■ Exercise data ■
((

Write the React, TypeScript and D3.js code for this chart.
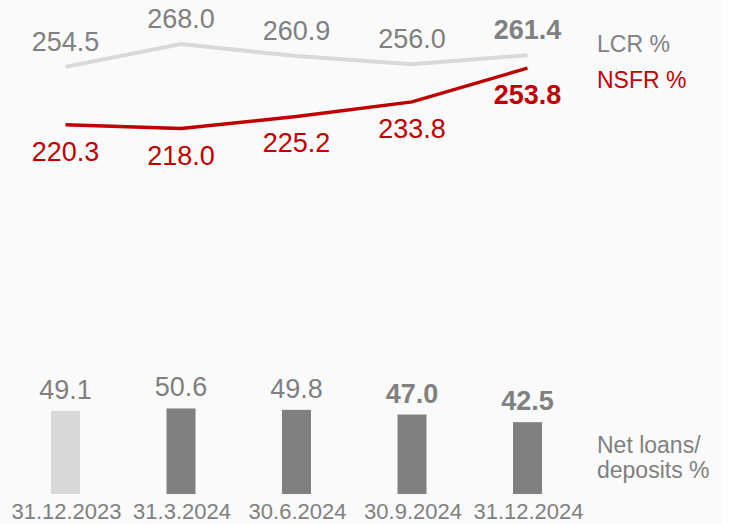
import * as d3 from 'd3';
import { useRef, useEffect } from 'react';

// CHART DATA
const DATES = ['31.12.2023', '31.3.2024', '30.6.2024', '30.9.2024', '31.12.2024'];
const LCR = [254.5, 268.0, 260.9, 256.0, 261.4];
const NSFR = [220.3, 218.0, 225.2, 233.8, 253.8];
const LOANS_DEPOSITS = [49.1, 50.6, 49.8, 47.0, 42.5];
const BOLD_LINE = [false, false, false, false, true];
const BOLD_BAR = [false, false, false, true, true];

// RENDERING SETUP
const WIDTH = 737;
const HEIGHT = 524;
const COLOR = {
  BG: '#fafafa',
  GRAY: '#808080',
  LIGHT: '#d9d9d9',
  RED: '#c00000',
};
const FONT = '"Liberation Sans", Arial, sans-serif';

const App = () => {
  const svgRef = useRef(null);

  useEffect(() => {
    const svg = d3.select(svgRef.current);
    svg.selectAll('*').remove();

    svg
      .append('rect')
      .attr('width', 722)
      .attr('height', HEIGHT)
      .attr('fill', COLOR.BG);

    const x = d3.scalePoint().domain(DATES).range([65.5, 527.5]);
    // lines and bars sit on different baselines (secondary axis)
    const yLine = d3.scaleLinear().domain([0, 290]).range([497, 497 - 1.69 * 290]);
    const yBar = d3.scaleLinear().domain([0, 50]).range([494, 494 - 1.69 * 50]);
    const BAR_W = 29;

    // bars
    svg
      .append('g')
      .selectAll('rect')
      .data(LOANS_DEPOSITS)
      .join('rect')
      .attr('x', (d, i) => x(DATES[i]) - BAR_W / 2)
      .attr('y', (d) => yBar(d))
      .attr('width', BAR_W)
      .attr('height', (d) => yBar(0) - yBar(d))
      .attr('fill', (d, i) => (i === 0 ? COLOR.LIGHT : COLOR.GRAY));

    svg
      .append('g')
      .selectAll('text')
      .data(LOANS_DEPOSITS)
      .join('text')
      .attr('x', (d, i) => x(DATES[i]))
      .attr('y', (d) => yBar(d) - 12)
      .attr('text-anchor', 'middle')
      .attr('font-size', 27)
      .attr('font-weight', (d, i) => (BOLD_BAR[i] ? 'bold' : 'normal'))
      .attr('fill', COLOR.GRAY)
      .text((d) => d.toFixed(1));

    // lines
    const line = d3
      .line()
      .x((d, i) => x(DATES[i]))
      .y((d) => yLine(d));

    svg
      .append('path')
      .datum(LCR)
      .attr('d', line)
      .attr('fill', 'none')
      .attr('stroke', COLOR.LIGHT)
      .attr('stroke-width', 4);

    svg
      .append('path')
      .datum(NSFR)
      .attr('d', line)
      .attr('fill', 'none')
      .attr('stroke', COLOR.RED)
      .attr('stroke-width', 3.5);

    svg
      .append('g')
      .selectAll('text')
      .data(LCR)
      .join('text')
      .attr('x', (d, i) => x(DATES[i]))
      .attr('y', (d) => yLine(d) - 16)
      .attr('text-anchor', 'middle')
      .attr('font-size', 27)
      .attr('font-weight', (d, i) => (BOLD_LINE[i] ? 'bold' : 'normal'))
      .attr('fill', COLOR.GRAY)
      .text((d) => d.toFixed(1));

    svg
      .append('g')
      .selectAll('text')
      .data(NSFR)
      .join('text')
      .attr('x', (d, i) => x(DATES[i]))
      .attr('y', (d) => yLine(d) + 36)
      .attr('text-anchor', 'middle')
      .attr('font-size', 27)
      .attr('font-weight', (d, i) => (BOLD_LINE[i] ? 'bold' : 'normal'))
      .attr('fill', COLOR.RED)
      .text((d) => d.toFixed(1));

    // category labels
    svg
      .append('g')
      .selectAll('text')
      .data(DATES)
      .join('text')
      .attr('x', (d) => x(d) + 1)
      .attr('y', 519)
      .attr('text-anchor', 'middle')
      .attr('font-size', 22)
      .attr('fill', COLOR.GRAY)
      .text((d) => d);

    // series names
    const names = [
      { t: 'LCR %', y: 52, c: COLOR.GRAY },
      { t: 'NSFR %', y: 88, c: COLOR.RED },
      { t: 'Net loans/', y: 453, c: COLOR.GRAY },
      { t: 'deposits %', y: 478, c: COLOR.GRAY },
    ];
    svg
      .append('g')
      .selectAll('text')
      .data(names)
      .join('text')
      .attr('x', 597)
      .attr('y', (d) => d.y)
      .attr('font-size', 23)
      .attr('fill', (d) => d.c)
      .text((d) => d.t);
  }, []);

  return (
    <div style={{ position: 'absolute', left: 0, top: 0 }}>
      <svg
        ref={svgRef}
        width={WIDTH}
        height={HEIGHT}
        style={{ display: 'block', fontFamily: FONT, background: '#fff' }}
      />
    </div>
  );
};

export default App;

))
((

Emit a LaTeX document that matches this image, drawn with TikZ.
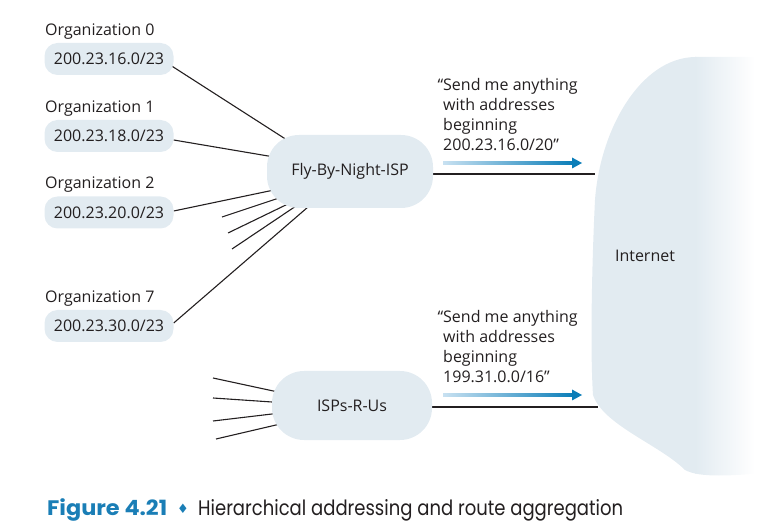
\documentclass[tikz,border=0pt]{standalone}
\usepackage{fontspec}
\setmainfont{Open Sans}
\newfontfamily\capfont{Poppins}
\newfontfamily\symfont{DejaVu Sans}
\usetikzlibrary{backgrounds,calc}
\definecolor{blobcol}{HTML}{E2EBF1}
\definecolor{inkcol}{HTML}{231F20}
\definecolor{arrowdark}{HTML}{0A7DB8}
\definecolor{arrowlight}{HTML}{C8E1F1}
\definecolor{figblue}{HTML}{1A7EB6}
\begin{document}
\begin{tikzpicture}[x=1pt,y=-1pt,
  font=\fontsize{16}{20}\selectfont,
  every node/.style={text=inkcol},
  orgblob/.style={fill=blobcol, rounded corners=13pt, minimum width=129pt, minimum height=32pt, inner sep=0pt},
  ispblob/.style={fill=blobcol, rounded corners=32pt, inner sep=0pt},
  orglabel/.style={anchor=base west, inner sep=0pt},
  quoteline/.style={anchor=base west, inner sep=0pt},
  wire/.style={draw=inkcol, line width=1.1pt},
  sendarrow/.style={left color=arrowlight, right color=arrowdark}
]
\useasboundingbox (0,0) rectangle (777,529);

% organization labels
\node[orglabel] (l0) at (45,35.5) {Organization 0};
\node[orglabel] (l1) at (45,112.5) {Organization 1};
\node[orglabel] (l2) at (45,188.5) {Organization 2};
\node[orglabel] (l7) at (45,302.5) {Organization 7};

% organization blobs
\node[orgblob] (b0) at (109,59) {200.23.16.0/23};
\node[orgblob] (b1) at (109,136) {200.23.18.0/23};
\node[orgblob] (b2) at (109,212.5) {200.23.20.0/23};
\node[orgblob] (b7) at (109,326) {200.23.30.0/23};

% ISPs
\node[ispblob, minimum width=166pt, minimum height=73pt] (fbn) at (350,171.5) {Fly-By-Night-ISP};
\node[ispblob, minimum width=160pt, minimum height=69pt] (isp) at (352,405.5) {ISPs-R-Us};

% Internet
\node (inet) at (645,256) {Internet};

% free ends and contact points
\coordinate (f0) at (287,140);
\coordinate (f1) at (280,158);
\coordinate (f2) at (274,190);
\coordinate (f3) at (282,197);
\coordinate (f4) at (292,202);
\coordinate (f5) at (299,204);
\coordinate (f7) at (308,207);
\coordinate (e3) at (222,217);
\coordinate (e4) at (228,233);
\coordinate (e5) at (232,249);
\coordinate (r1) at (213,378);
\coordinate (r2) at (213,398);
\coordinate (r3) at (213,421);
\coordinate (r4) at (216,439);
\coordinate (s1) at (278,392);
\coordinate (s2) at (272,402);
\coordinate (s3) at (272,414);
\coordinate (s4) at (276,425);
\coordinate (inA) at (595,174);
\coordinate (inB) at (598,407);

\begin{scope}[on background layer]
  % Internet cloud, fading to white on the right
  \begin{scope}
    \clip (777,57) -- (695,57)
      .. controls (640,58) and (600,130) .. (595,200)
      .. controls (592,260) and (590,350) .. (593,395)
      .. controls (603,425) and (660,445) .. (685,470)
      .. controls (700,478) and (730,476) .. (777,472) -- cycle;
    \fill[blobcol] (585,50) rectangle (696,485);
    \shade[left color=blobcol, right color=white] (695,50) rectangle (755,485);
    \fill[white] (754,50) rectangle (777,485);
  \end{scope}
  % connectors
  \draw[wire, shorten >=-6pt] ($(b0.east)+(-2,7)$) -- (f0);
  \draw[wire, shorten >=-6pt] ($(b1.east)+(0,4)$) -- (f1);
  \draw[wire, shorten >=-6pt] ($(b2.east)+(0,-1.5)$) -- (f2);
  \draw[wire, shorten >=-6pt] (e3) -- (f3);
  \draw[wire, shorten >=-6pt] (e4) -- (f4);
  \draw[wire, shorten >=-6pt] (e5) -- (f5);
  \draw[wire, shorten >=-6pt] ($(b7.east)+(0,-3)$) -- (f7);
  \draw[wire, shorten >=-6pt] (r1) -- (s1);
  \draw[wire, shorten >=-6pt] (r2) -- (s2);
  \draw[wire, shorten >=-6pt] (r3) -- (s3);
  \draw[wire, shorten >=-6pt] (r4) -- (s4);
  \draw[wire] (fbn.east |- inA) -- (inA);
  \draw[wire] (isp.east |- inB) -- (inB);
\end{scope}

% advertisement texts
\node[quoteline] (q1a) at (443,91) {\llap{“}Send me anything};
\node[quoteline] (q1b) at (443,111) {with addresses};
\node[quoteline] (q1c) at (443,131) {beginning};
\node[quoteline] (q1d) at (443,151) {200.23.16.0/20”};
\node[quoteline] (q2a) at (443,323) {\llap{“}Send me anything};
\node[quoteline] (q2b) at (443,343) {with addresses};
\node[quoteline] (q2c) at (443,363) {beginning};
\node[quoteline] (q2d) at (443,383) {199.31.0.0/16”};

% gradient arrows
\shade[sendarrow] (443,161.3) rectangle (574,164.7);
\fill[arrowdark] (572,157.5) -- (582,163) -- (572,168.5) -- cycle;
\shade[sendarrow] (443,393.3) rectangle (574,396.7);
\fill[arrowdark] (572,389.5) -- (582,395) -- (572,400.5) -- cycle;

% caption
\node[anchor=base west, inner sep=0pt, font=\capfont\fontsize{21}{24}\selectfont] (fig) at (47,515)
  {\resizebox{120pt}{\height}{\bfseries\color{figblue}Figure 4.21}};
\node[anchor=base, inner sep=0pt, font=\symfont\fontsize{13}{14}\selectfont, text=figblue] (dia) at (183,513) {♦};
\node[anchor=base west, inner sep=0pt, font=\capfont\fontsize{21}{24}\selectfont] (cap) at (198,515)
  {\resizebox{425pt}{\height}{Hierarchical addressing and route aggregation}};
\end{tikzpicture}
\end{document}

))
((

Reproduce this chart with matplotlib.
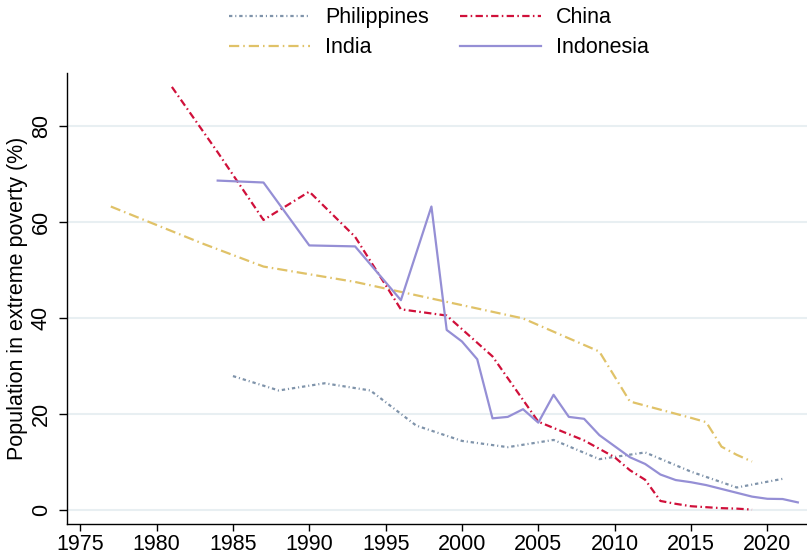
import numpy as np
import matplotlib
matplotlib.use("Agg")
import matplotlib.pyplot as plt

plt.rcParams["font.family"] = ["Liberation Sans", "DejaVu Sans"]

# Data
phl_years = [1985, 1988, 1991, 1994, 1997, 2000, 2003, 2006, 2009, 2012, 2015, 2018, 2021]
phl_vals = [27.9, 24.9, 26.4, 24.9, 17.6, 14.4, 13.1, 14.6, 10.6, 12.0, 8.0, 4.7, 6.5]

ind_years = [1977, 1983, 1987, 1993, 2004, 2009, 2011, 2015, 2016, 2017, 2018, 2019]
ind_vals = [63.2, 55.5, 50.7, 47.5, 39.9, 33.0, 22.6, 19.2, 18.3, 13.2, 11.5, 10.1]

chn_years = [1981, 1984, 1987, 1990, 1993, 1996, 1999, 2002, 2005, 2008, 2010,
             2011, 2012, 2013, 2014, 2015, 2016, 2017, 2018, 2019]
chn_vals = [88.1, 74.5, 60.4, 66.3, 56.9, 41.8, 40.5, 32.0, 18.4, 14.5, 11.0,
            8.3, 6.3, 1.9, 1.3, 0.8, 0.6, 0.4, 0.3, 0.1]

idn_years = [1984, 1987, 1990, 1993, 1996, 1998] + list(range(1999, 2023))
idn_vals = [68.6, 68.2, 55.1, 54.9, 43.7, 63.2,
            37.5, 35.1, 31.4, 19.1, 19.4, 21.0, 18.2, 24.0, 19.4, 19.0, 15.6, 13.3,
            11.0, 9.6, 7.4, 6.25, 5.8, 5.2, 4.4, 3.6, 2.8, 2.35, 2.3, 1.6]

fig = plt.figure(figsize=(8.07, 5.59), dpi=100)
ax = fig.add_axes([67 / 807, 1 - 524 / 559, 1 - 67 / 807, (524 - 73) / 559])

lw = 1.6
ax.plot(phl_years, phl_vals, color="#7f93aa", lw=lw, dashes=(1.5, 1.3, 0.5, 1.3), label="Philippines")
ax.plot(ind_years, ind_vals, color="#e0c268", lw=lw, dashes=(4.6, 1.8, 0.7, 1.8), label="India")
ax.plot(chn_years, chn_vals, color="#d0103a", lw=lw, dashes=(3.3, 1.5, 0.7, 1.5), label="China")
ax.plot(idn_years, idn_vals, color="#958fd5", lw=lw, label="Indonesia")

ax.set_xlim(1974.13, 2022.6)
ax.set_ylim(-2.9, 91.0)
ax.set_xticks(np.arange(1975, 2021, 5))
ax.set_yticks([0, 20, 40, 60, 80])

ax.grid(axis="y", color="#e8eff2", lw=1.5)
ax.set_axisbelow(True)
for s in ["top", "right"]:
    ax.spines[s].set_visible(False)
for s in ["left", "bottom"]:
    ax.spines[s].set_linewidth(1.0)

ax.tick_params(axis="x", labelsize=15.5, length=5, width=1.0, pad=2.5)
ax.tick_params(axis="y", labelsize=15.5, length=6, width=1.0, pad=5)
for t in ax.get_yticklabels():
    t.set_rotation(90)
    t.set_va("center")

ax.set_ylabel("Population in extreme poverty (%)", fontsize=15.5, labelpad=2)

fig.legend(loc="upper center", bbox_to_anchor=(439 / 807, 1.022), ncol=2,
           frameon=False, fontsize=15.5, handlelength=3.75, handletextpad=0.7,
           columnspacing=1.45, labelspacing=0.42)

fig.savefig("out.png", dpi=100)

))

For the material above, give again only the lines starting at the line that contains "Reproduce this chart with matplotlib." and ending at the line that contains "ax.spines[s].set_linewidth(1.0)". Pictures do not belong in the copy.

■ Response below ■
Reproduce this chart with matplotlib.
import numpy as np
import matplotlib
matplotlib.use("Agg")
import matplotlib.pyplot as plt

plt.rcParams["font.family"] = ["Liberation Sans", "DejaVu Sans"]

# Data
phl_years = [1985, 1988, 1991, 1994, 1997, 2000, 2003, 2006, 2009, 2012, 2015, 2018, 2021]
phl_vals = [27.9, 24.9, 26.4, 24.9, 17.6, 14.4, 13.1, 14.6, 10.6, 12.0, 8.0, 4.7, 6.5]

ind_years = [1977, 1983, 1987, 1993, 2004, 2009, 2011, 2015, 2016, 2017, 2018, 2019]
ind_vals = [63.2, 55.5, 50.7, 47.5, 39.9, 33.0, 22.6, 19.2, 18.3, 13.2, 11.5, 10.1]

chn_years = [1981, 1984, 1987, 1990, 1993, 1996, 1999, 2002, 2005, 2008, 2010,
             2011, 2012, 2013, 2014, 2015, 2016, 2017, 2018, 2019]
chn_vals = [88.1, 74.5, 60.4, 66.3, 56.9, 41.8, 40.5, 32.0, 18.4, 14.5, 11.0,
            8.3, 6.3, 1.9, 1.3, 0.8, 0.6, 0.4, 0.3, 0.1]

idn_years = [1984, 1987, 1990, 1993, 1996, 1998] + list(range(1999, 2023))
idn_vals = [68.6, 68.2, 55.1, 54.9, 43.7, 63.2,
            37.5, 35.1, 31.4, 19.1, 19.4, 21.0, 18.2, 24.0, 19.4, 19.0, 15.6, 13.3,
            11.0, 9.6, 7.4, 6.25, 5.8, 5.2, 4.4, 3.6, 2.8, 2.35, 2.3, 1.6]

fig = plt.figure(figsize=(8.07, 5.59), dpi=100)
ax = fig.add_axes([67 / 807, 1 - 524 / 559, 1 - 67 / 807, (524 - 73) / 559])

lw = 1.6
ax.plot(phl_years, phl_vals, color="#7f93aa", lw=lw, dashes=(1.5, 1.3, 0.5, 1.3), label="Philippines")
ax.plot(ind_years, ind_vals, color="#e0c268", lw=lw, dashes=(4.6, 1.8, 0.7, 1.8), label="India")
ax.plot(chn_years, chn_vals, color="#d0103a", lw=lw, dashes=(3.3, 1.5, 0.7, 1.5), label="China")
ax.plot(idn_years, idn_vals, color="#958fd5", lw=lw, label="Indonesia")

ax.set_xlim(1974.13, 2022.6)
ax.set_ylim(-2.9, 91.0)
ax.set_xticks(np.arange(1975, 2021, 5))
ax.set_yticks([0, 20, 40, 60, 80])

ax.grid(axis="y", color="#e8eff2", lw=1.5)
ax.set_axisbelow(True)
for s in ["top", "right"]:
    ax.spines[s].set_visible(False)
for s in ["left", "bottom"]:
    ax.spines[s].set_linewidth(1.0)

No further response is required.